Portanto, quem sabe?, o dióspiro que roubei de Seide pode muito bem ser parente distante dos dióspiros que Camilo via da janela do quarto e que, porventura, até comia nos longos e frios Outonos daquele sítio inóspito. Ponho-me a pensar se já haveria dióspiros em Portugal na época de Camilo, mas a net não ajuda — fica, se mais nada, a fantasia.

O meu crime processou-se da seguinte forma. Ao atravessar o portão da propriedade deparei-me com uma longa alameda empedrada e coberta por videiras murchas. De ambos os lados desse corredor há terra e algumas árvores. Do lado esquerdo fica uma pequena reentrância no muro, a tal namoradeira que a amada de Camilo frequentava. Também à esquerda, mas mais à frente, fica a casa amarela, com dois pisos, breve escadaria que liga logo ao primeiro andar, um arco de acesso à adega, janelas de guilhotina com caixilharia branca e moldura vermelha.

Em frente à casa fica um pedaço de terreno generoso. Estava despido. A excepção era aquele diospireiro que naquele dia se assemelhava a uma árvore de Natal, despido totalmente de folhas mas com os frutos viçosos. As folhas caídas faziam manto no chão em redor da árvore. Lá pelo meio havia alguns dióspiros esborrachados. Mas este não: a cor de laranja pálida denunciava bem que estava verde, apto a ser apanhado e levado para sítio mais soalheiro e depois degustado como deve ser, talvez com uma pitada de canela (mas só me falaram deste truque mais tarde).
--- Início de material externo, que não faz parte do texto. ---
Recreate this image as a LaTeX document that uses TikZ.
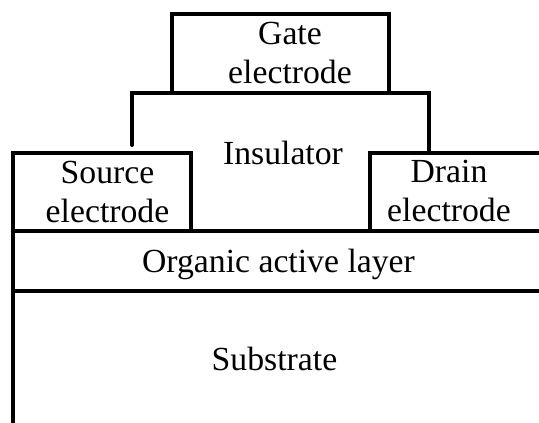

O sítio parecia deserto. Já que não dava para visitar a casa, ao menos levava um recuerdo de Seide. Foi assim que pensei. Meti o dióspiro ao bolso no exacto momento em que a porta da adega se abriu e revelou que o sítio não estava deserto. Decorria uma visita guiada que tinha começado pela sala onde estão pendurados desenhos alusivos ao Amor de Perdição. Percorri as salas com aquele peso no casaco, mas não na consciência.

Bem sei que esta minha descrição é realismo a mais para o gosto de Camilo, que aparentemente sofreu horrores para escrever sobre um relógio que está na sala. Descreveu-o exaustivamente, até ao mais ínfimo pormenor, só para ganhar uma aposta em como conseguia imitar o estilo desses realistas, Eça à cabeça, que tantos idolatravam e ele desdenhava.

O meu objectivo não é o mesmo. Nem sei se o tenho, aliás. Mas tenho uma moral para concluir esta história, o que calha sempre bem. Não comi aquele dióspiro. Abandonei-o em fruteira de outrem e esqueci-me da sua existência até já ser demasiado tarde. Senti isto como uma pequena vingança camiliana. Afinal, sempre me inclinei mais para os realistas em desprimor dos românticos. Perder o deleite de comer aquele dióspiro furtado foi o fim trágico e poético que Camilo teria certamente escrito para este conto.